§ GIVEN REQUEST
Please, without the pictures, retype exactly the lines from the start of the material through the line that holds "0.812, 0.820, 0.827]".

::: INFORMATION PROVIDED :::

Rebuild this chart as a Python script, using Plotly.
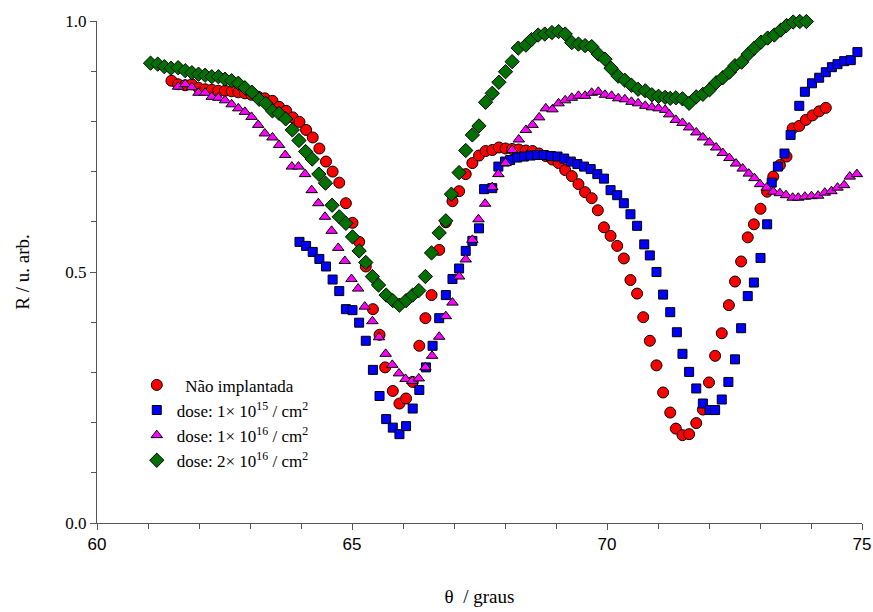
import plotly.graph_objects as go

# ---------------- data ----------------
red_x = [61.46, 61.59, 61.73, 61.86, 61.99, 62.12, 62.25, 62.38, 62.51, 62.64, 62.77, 62.90, 63.03, 63.16, 63.29,
         63.44, 63.57, 63.71, 63.84, 63.97, 64.10, 64.23, 64.36, 64.49, 64.62, 64.75, 64.88, 65.01, 65.14, 65.27,
         65.41, 65.54, 65.65, 65.80, 65.93, 66.06, 66.19, 66.32, 66.44, 66.56, 66.71, 66.84, 66.97, 67.10, 67.23,
         67.36, 67.49, 67.62, 67.75, 67.88, 68.01, 68.14, 68.27, 68.41, 68.54, 68.67, 68.80, 68.93, 69.05, 69.18,
         69.31, 69.44, 69.57, 69.70, 69.82, 69.94, 70.07, 70.20, 70.33, 70.46, 70.59, 70.71, 70.84, 70.97, 71.10,
         71.24, 71.35, 71.48, 71.61, 71.75, 71.88, 72.00, 72.12, 72.25, 72.39, 72.51, 72.63, 72.76, 72.88, 73.01,
         73.14, 73.26, 73.39, 73.52, 73.64, 73.77, 73.90, 74.03, 74.16, 74.29]
red_y = [0.881, 0.874, 0.872, 0.874, 0.867, 0.864, 0.863, 0.861, 0.861, 0.860, 0.858, 0.856, 0.853, 0.849, 0.846,
         0.841, 0.829, 0.821, 0.808, 0.799, 0.783, 0.768, 0.746, 0.720, 0.700, 0.678, 0.637, 0.598, 0.560, 0.511,
         0.426, 0.375, 0.310, 0.263, 0.238, 0.248, 0.281, 0.353, 0.408, 0.454, 0.544, 0.599, 0.641, 0.661, 0.695,
         0.717, 0.732, 0.741, 0.743, 0.748, 0.746, 0.745, 0.744, 0.742, 0.741, 0.736, 0.731, 0.724, 0.717, 0.703,
         0.691, 0.675, 0.659, 0.647, 0.623, 0.589, 0.572, 0.552, 0.527, 0.484, 0.457, 0.410, 0.363, 0.314, 0.260,
         0.220, 0.188, 0.175, 0.177, 0.199, 0.226, 0.280, 0.333, 0.378, 0.434, 0.481, 0.521, 0.569, 0.595, 0.626,
         0.660, 0.690, 0.713, 0.730, 0.786, 0.791, 0.803, 0.812, 0.820, 0.827]

blue_x = [63.97, 64.10, 64.23, 64.36, 64.49, 64.62, 64.75, 64.88, 65.01, 65.14, 65.27, 65.41, 65.54, 65.67, 65.80,
          65.93, 66.06, 66.19, 66.32, 66.45, 66.58, 66.71, 66.84, 66.97, 67.10, 67.23, 67.36, 67.49, 67.59, 67.75,
          67.87, 68.00, 68.10, 68.24, 68.37, 68.50, 68.63, 68.76, 68.90, 69.03, 69.16, 69.29, 69.42, 69.55, 69.68,
          69.81, 69.94, 70.07, 70.20, 70.33, 70.46, 70.59, 70.73, 70.84, 70.97, 71.10, 71.24, 71.37, 71.48, 71.61,
          71.75, 71.88, 72.01, 72.12, 72.25, 72.38, 72.51, 72.63, 72.76, 72.88, 73.01, 73.14, 73.23, 73.35, 73.48,
          73.60, 73.77, 73.88, 74.02, 74.16, 74.29, 74.41, 74.52, 74.65, 74.78, 74.91]
blue_y = [0.560, 0.552, 0.540, 0.526, 0.511, 0.485, 0.462, 0.426, 0.424, 0.399, 0.363, 0.305, 0.253, 0.207, 0.190,
          0.177, 0.193, 0.228, 0.265, 0.310, 0.353, 0.408, 0.454, 0.486, 0.507, 0.542, 0.562, 0.587, 0.665, 0.667,
          0.710, 0.720, 0.723, 0.728, 0.730, 0.732, 0.733, 0.733, 0.731, 0.730, 0.726, 0.720, 0.715, 0.710, 0.705,
          0.695, 0.686, 0.663, 0.653, 0.637, 0.615, 0.592, 0.555, 0.533, 0.500, 0.455, 0.420, 0.380, 0.337, 0.301,
          0.268, 0.238, 0.225, 0.225, 0.246, 0.281, 0.326, 0.388, 0.452, 0.479, 0.528, 0.595, 0.678, 0.710, 0.736,
          0.773, 0.831, 0.859, 0.876, 0.887, 0.898, 0.908, 0.914, 0.920, 0.922, 0.938]

mag_x = [61.59, 61.73, 61.86, 61.99, 62.12, 62.25, 62.38, 62.51, 62.64, 62.77, 62.90, 63.03, 63.16, 63.29, 63.44,
         63.57, 63.69, 63.82, 63.95, 64.08, 64.21, 64.34, 64.47, 64.60, 64.73, 64.86, 64.99, 65.12, 65.25, 65.40,
         65.53, 65.66, 65.79, 65.92, 66.05, 66.18, 66.31, 66.44, 66.57, 66.71, 66.84, 66.97, 67.10, 67.23, 67.36,
         67.48, 67.61, 67.75, 67.87, 68.01, 68.14, 68.27, 68.41, 68.54, 68.67, 68.80, 68.93, 69.05, 69.18, 69.31,
         69.44, 69.57, 69.70, 69.83, 69.96, 70.09, 70.22, 70.35, 70.48, 70.61, 70.75, 70.88, 71.01, 71.14, 71.22,
         71.35, 71.48, 71.61, 71.75, 71.88, 72.01, 72.14, 72.27, 72.40, 72.53, 72.66, 72.78, 72.89, 73.00, 73.13,
         73.26, 73.39, 73.51, 73.64, 73.75, 73.88, 74.01, 74.14, 74.27, 74.40, 74.52, 74.65, 74.76, 74.90]
mag_y = [0.869, 0.874, 0.868, 0.857, 0.857, 0.849, 0.847, 0.842, 0.834, 0.826, 0.819, 0.809, 0.793, 0.776, 0.768,
         0.753, 0.733, 0.710, 0.710, 0.695, 0.663, 0.637, 0.610, 0.582, 0.548, 0.522, 0.486, 0.467, 0.431, 0.402,
         0.370, 0.337, 0.315, 0.298, 0.287, 0.283, 0.288, 0.310, 0.333, 0.371, 0.412, 0.439, 0.491, 0.525, 0.564,
         0.605, 0.636, 0.669, 0.695, 0.717, 0.743, 0.764, 0.783, 0.793, 0.808, 0.826, 0.824, 0.836, 0.842, 0.847,
         0.851, 0.851, 0.857, 0.859, 0.853, 0.851, 0.846, 0.844, 0.839, 0.836, 0.831, 0.828, 0.826, 0.823, 0.814,
         0.803, 0.797, 0.788, 0.778, 0.768, 0.758, 0.748, 0.737, 0.727, 0.716, 0.706, 0.696, 0.687, 0.675, 0.668,
         0.660, 0.657, 0.653, 0.648, 0.648, 0.650, 0.651, 0.652, 0.658, 0.661, 0.668, 0.673, 0.690, 0.695]

green_x = [61.05, 61.19, 61.32, 61.45, 61.59, 61.73, 61.86, 61.99, 62.12, 62.25, 62.38, 62.51, 62.64, 62.77, 62.90,
           63.04, 63.18, 63.31, 63.44, 63.57, 63.70, 63.83, 63.96, 64.09, 64.22, 64.35, 64.48, 64.61, 64.75, 64.88,
           65.01, 65.14, 65.27, 65.40, 65.52, 65.67, 65.80, 65.93, 66.06, 66.19, 66.31, 66.44, 66.56, 66.71, 66.84,
           66.95, 67.10, 67.23, 67.36, 67.49, 67.62, 67.75, 67.88, 68.01, 68.14, 68.26, 68.41, 68.52, 68.65, 68.78,
           68.92, 69.05, 69.18, 69.31, 69.44, 69.57, 69.70, 69.83, 69.96, 70.08, 70.22, 70.35, 70.48, 70.61, 70.75,
           70.88, 71.01, 71.14, 71.24, 71.35, 71.48, 71.61, 71.75, 71.88, 72.01, 72.14, 72.27, 72.40, 72.51, 72.64,
           72.77, 72.89, 73.02, 73.15, 73.28, 73.41, 73.52, 73.65, 73.78, 73.91]
green_y = [0.916, 0.914, 0.909, 0.906, 0.907, 0.901, 0.897, 0.894, 0.892, 0.889, 0.889, 0.884, 0.881, 0.876, 0.867,
           0.858, 0.844, 0.836, 0.821, 0.816, 0.805, 0.783, 0.762, 0.740, 0.725, 0.695, 0.677, 0.633, 0.610, 0.597,
           0.570, 0.542, 0.519, 0.491, 0.474, 0.454, 0.443, 0.434, 0.443, 0.454, 0.463, 0.491, 0.538, 0.578, 0.602,
           0.655, 0.698, 0.742, 0.773, 0.791, 0.838, 0.856, 0.878, 0.899, 0.919, 0.946, 0.952, 0.963, 0.972, 0.974,
           0.977, 0.979, 0.974, 0.957, 0.954, 0.951, 0.949, 0.934, 0.924, 0.906, 0.890, 0.882, 0.872, 0.864, 0.861,
           0.853, 0.850, 0.848, 0.846, 0.847, 0.845, 0.836, 0.849, 0.854, 0.863, 0.877, 0.887, 0.898, 0.911, 0.918,
           0.934, 0.946, 0.958, 0.966, 0.972, 0.982, 0.991, 0.998, 0.999, 0.999]

names = ["\u00a0\u00a0Não implantada",
         "dose: 1× 10<sup>15</sup> / cm<sup>2</sup>",
         "dose: 1× 10<sup>16</sup> / cm<sup>2</sup>",
         "dose: 2× 10<sup>16</sup> / cm<sup>2</sup>"]
x_ticks = [60, 65, 70, 75]
y_ticks = [0.0, 0.5, 1.0]

SERIF = "Liberation Serif, Times New Roman, serif"
SANS = "Liberation Sans, Arial, sans-serif"

# ---------------- figure ----------------
series = [
    (red_x, red_y, "circle", "#FF0000", 11),
    (blue_x, blue_y, "square", "#0000FF", 9),
    (mag_x, mag_y, "triangle-up", "#FF00FF", 10),
    (green_x, green_y, "diamond", "#007000", 11),
]

fig = go.Figure()
for (xs, ys, sym, col, sz), nm in zip(series, names):
    fig.add_trace(go.Scatter(
        x=xs, y=ys, mode="markers", name=nm, cliponaxis=False,
        marker=dict(symbol=sym, color=col, size=sz, line=dict(color="black", width=1)),
    ))

axis_col = "#555555"
fig.update_layout(
    width=873, height=612,
    margin=dict(l=97, r=11, t=21, b=89),
    paper_bgcolor="white", plot_bgcolor="white",
    showlegend=True,
    legend=dict(
        x=0.052, y=0.31, xanchor="left", yanchor="top",
        bgcolor="rgba(0,0,0,0)",
        font=dict(family=SERIF, size=17, color="black"),
        tracegroupgap=0, itemsizing="trace",
    ),
    xaxis=dict(
        range=[60, 75], showgrid=False, zeroline=False, automargin=False,
        showline=True, linecolor=axis_col, linewidth=1,
        ticks="outside", ticklen=6, tickcolor=axis_col,
        tickvals=x_ticks, ticktext=[str(t) for t in x_ticks],
        tickfont=dict(family=SANS, size=17, color="black"),
        minor=dict(dtick=1, ticks="outside", ticklen=5, tickcolor=axis_col),
        title=dict(text="θ  / graus", font=dict(family=SERIF, size=19, color="black"),
                   standoff=36),
    ),
    yaxis=dict(
        range=[0, 1], showgrid=False, zeroline=False, automargin=False,
        showline=True, linecolor=axis_col, linewidth=1,
        ticks="outside", ticklen=6, tickcolor=axis_col,
        tickvals=y_ticks, ticktext=["%.1f" % t for t in y_ticks],
        tickfont=dict(family=SERIF, size=17, color="black"),
        minor=dict(dtick=0.1, ticks="outside", ticklen=5, tickcolor=axis_col),
        title=dict(text="R / u. arb.", font=dict(family=SERIF, size=19, color="black"),
                   standoff=30),
    ),
)

fig.write_html("out.html")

:::

§ ANSWER TO THE EXERCISE
Rebuild this chart as a Python script, using Plotly.
import plotly.graph_objects as go

# ---------------- data ----------------
red_x = [61.46, 61.59, 61.73, 61.86, 61.99, 62.12, 62.25, 62.38, 62.51, 62.64, 62.77, 62.90, 63.03, 63.16, 63.29,
         63.44, 63.57, 63.71, 63.84, 63.97, 64.10, 64.23, 64.36, 64.49, 64.62, 64.75, 64.88, 65.01, 65.14, 65.27,
         65.41, 65.54, 65.65, 65.80, 65.93, 66.06, 66.19, 66.32, 66.44, 66.56, 66.71, 66.84, 66.97, 67.10, 67.23,
         67.36, 67.49, 67.62, 67.75, 67.88, 68.01, 68.14, 68.27, 68.41, 68.54, 68.67, 68.80, 68.93, 69.05, 69.18,
         69.31, 69.44, 69.57, 69.70, 69.82, 69.94, 70.07, 70.20, 70.33, 70.46, 70.59, 70.71, 70.84, 70.97, 71.10,
         71.24, 71.35, 71.48, 71.61, 71.75, 71.88, 72.00, 72.12, 72.25, 72.39, 72.51, 72.63, 72.76, 72.88, 73.01,
         73.14, 73.26, 73.39, 73.52, 73.64, 73.77, 73.90, 74.03, 74.16, 74.29]
red_y = [0.881, 0.874, 0.872, 0.874, 0.867, 0.864, 0.863, 0.861, 0.861, 0.860, 0.858, 0.856, 0.853, 0.849, 0.846,
         0.841, 0.829, 0.821, 0.808, 0.799, 0.783, 0.768, 0.746, 0.720, 0.700, 0.678, 0.637, 0.598, 0.560, 0.511,
         0.426, 0.375, 0.310, 0.263, 0.238, 0.248, 0.281, 0.353, 0.408, 0.454, 0.544, 0.599, 0.641, 0.661, 0.695,
         0.717, 0.732, 0.741, 0.743, 0.748, 0.746, 0.745, 0.744, 0.742, 0.741, 0.736, 0.731, 0.724, 0.717, 0.703,
         0.691, 0.675, 0.659, 0.647, 0.623, 0.589, 0.572, 0.552, 0.527, 0.484, 0.457, 0.410, 0.363, 0.314, 0.260,
         0.220, 0.188, 0.175, 0.177, 0.199, 0.226, 0.280, 0.333, 0.378, 0.434, 0.481, 0.521, 0.569, 0.595, 0.626,
         0.660, 0.690, 0.713, 0.730, 0.786, 0.791, 0.803, 0.812, 0.820, 0.827]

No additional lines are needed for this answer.